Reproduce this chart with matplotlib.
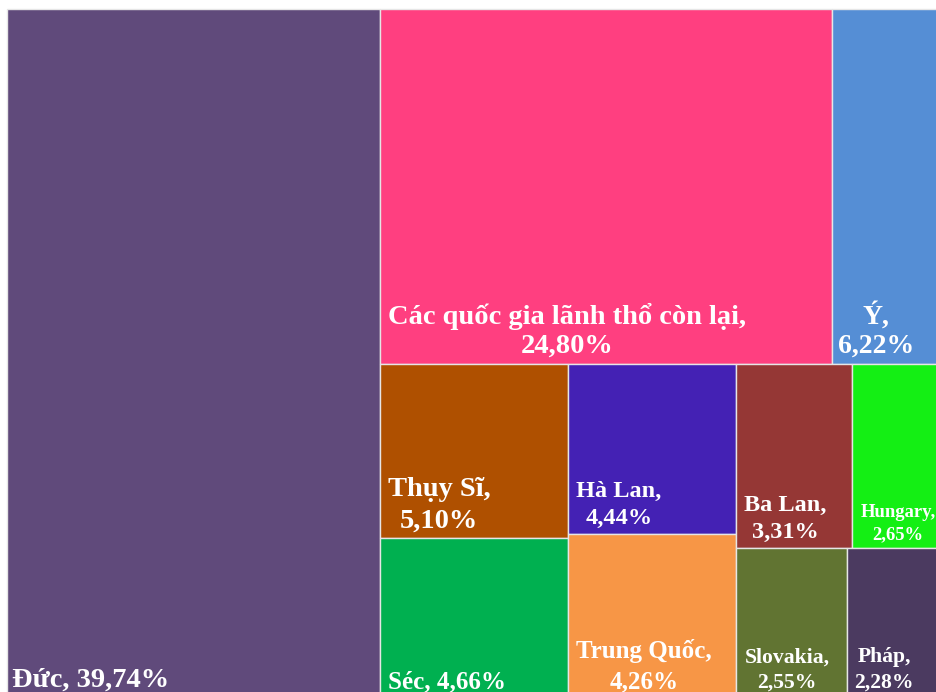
"""Treemap: cơ cấu thị trường (tỷ trọng %), vẽ bằng matplotlib."""
import matplotlib
matplotlib.use("Agg")
import matplotlib.pyplot as plt
from matplotlib.patches import Rectangle

# ---- data ---------------------------------------------------------------
names = ["Đức", "Các quốc gia lãnh thổ còn lại", "Ý", "Thụy Sĩ", "Séc",
         "Hà Lan", "Trung Quốc", "Ba Lan", "Hungary", "Slovakia", "Pháp"]
shares = [39.74, 24.80, 6.22, 5.10, 4.66, 4.44, 4.26, 3.31, 2.65, 2.55, 2.28]
# how the tiles are nested (slice-and-dice, direction alternates by depth)
layout = ("Đức",
          (("Các quốc gia lãnh thổ còn lại", "Ý"),
           (("Thụy Sĩ", "Séc"),
            ("Hà Lan", "Trung Quốc"),
            (("Ba Lan", "Hungary"), ("Slovakia", "Pháp")))))

# ---- style --------------------------------------------------------------
colors = {"Đức": "#604A7B", "Các quốc gia lãnh thổ còn lại": "#FF3F80",
          "Ý": "#558ED5", "Thụy Sĩ": "#AF5000", "Séc": "#00B050",
          "Hà Lan": "#4421B4", "Trung Quốc": "#F79646", "Ba Lan": "#953735",
          "Hungary": "#14EF14", "Slovakia": "#617432", "Pháp": "#4B3A60"}
# label text: one line or two lines
two_line = {"Các quốc gia lãnh thổ còn lại", "Ý", "Thụy Sĩ", "Hà Lan",
            "Trung Quốc", "Ba Lan", "Hungary", "Slovakia", "Pháp"}
# font size (pt) and line spacing per label, like PowerPoint autofit
fsize = {"Đức": 20.5, "Các quốc gia lãnh thổ còn lại": 20.5, "Ý": 20,
         "Thụy Sĩ": 20.5, "Séc": 18, "Hà Lan": 17.5, "Trung Quốc": 18,
         "Ba Lan": 17.5, "Hungary": 13.4, "Slovakia": 15.6, "Pháp": 15.6}
lspace = {"Các quốc gia lãnh thổ còn lại": 1.18, "Ý": 1.22, "Thụy Sĩ": 1.33,
          "Hà Lan": 1.42, "Trung Quốc": 1.38, "Ba Lan": 1.38, "Hungary": 1.38,
          "Slovakia": 1.38, "Pháp": 1.38}
xpad = {"Đức": 5, "Ý": 6}
FONT = ["Liberation Serif", "DejaVu Serif"]

value = dict(zip(names, shares))


def total(node):
    if isinstance(node, str):
        return value[node]
    return sum(total(c) for c in node)


def place(node, x, y, w, h, depth, out):
    if isinstance(node, str):
        out[node] = (x, y, w, h)
        return
    s = total(node)
    for child in node:
        f = total(child) / s
        if depth % 2 == 0:          # split horizontally
            place(child, x, y, w * f, h, depth + 1, out)
            x += w * f
        else:                       # split vertically
            place(child, x, y, w, h * f, depth + 1, out)
            y += h * f


W, H = 937, 692
fig = plt.figure(figsize=(W / 100, H / 100), dpi=100)
ax = fig.add_axes([0, 0, 1, 1])
ax.set_xlim(0, W)
ax.set_ylim(H, 0)
ax.axis("off")

rects = {}
place(layout, 7, 9, 938, 689, 0, rects)

for name in names:
    x, y, w, h = rects[name]
    ax.add_patch(Rectangle((x, y), w, h, facecolor=colors[name],
                           edgecolor="#e6e6e6", linewidth=1.0))
    pct = f"{value[name]:.2f}".replace(".", ",") + "%"
    label = f"{name},\n{pct}" if name in two_line else f"{name}, {pct}"
    ax.text(x + xpad.get(name, 8), y + h - 5, label, ha="left", va="bottom",
            multialignment="center", color="white", fontsize=fsize[name],
            fontweight="bold", family=FONT, linespacing=lspace.get(name, 1.2))

fig.savefig("out.png", dpi=100)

§ **WORK REQUIRED**: Your task is to repeat the data above exactly while excluding the pictures.

§ **SOLUTION TO THIS EXERCISE**:
Reproduce this chart with matplotlib.
"""Treemap: cơ cấu thị trường (tỷ trọng %), vẽ bằng matplotlib."""
import matplotlib
matplotlib.use("Agg")
import matplotlib.pyplot as plt
from matplotlib.patches import Rectangle

# ---- data ---------------------------------------------------------------
names = ["Đức", "Các quốc gia lãnh thổ còn lại", "Ý", "Thụy Sĩ", "Séc",
         "Hà Lan", "Trung Quốc", "Ba Lan", "Hungary", "Slovakia", "Pháp"]
shares = [39.74, 24.80, 6.22, 5.10, 4.66, 4.44, 4.26, 3.31, 2.65, 2.55, 2.28]
# how the tiles are nested (slice-and-dice, direction alternates by depth)
layout = ("Đức",
          (("Các quốc gia lãnh thổ còn lại", "Ý"),
           (("Thụy Sĩ", "Séc"),
            ("Hà Lan", "Trung Quốc"),
            (("Ba Lan", "Hungary"), ("Slovakia", "Pháp")))))

# ---- style --------------------------------------------------------------
colors = {"Đức": "#604A7B", "Các quốc gia lãnh thổ còn lại": "#FF3F80",
          "Ý": "#558ED5", "Thụy Sĩ": "#AF5000", "Séc": "#00B050",
          "Hà Lan": "#4421B4", "Trung Quốc": "#F79646", "Ba Lan": "#953735",
          "Hungary": "#14EF14", "Slovakia": "#617432", "Pháp": "#4B3A60"}
# label text: one line or two lines
two_line = {"Các quốc gia lãnh thổ còn lại", "Ý", "Thụy Sĩ", "Hà Lan",
            "Trung Quốc", "Ba Lan", "Hungary", "Slovakia", "Pháp"}
# font size (pt) and line spacing per label, like PowerPoint autofit
fsize = {"Đức": 20.5, "Các quốc gia lãnh thổ còn lại": 20.5, "Ý": 20,
         "Thụy Sĩ": 20.5, "Séc": 18, "Hà Lan": 17.5, "Trung Quốc": 18,
         "Ba Lan": 17.5, "Hungary": 13.4, "Slovakia": 15.6, "Pháp": 15.6}
lspace = {"Các quốc gia lãnh thổ còn lại": 1.18, "Ý": 1.22, "Thụy Sĩ": 1.33,
          "Hà Lan": 1.42, "Trung Quốc": 1.38, "Ba Lan": 1.38, "Hungary": 1.38,
          "Slovakia": 1.38, "Pháp": 1.38}
xpad = {"Đức": 5, "Ý": 6}
FONT = ["Liberation Serif", "DejaVu Serif"]

value = dict(zip(names, shares))


def total(node):
    if isinstance(node, str):
        return value[node]
    return sum(total(c) for c in node)


def place(node, x, y, w, h, depth, out):
    if isinstance(node, str):
        out[node] = (x, y, w, h)
        return
    s = total(node)
    for child in node:
        f = total(child) / s
        if depth % 2 == 0:          # split horizontally
            place(child, x, y, w * f, h, depth + 1, out)
            x += w * f
        else:                       # split vertically
            place(child, x, y, w, h * f, depth + 1, out)
            y += h * f


W, H = 937, 692
fig = plt.figure(figsize=(W / 100, H / 100), dpi=100)
ax = fig.add_axes([0, 0, 1, 1])
ax.set_xlim(0, W)
ax.set_ylim(H, 0)
ax.axis("off")

rects = {}
place(layout, 7, 9, 938, 689, 0, rects)

for name in names:
    x, y, w, h = rects[name]
    ax.add_patch(Rectangle((x, y), w, h, facecolor=colors[name],
                           edgecolor="#e6e6e6", linewidth=1.0))
    pct = f"{value[name]:.2f}".replace(".", ",") + "%"
    label = f"{name},\n{pct}" if name in two_line else f"{name}, {pct}"
    ax.text(x + xpad.get(name, 8), y + h - 5, label, ha="left", va="bottom",
            multialignment="center", color="white", fontsize=fsize[name],
            fontweight="bold", family=FONT, linespacing=lspace.get(name, 1.2))

fig.savefig("out.png", dpi=100)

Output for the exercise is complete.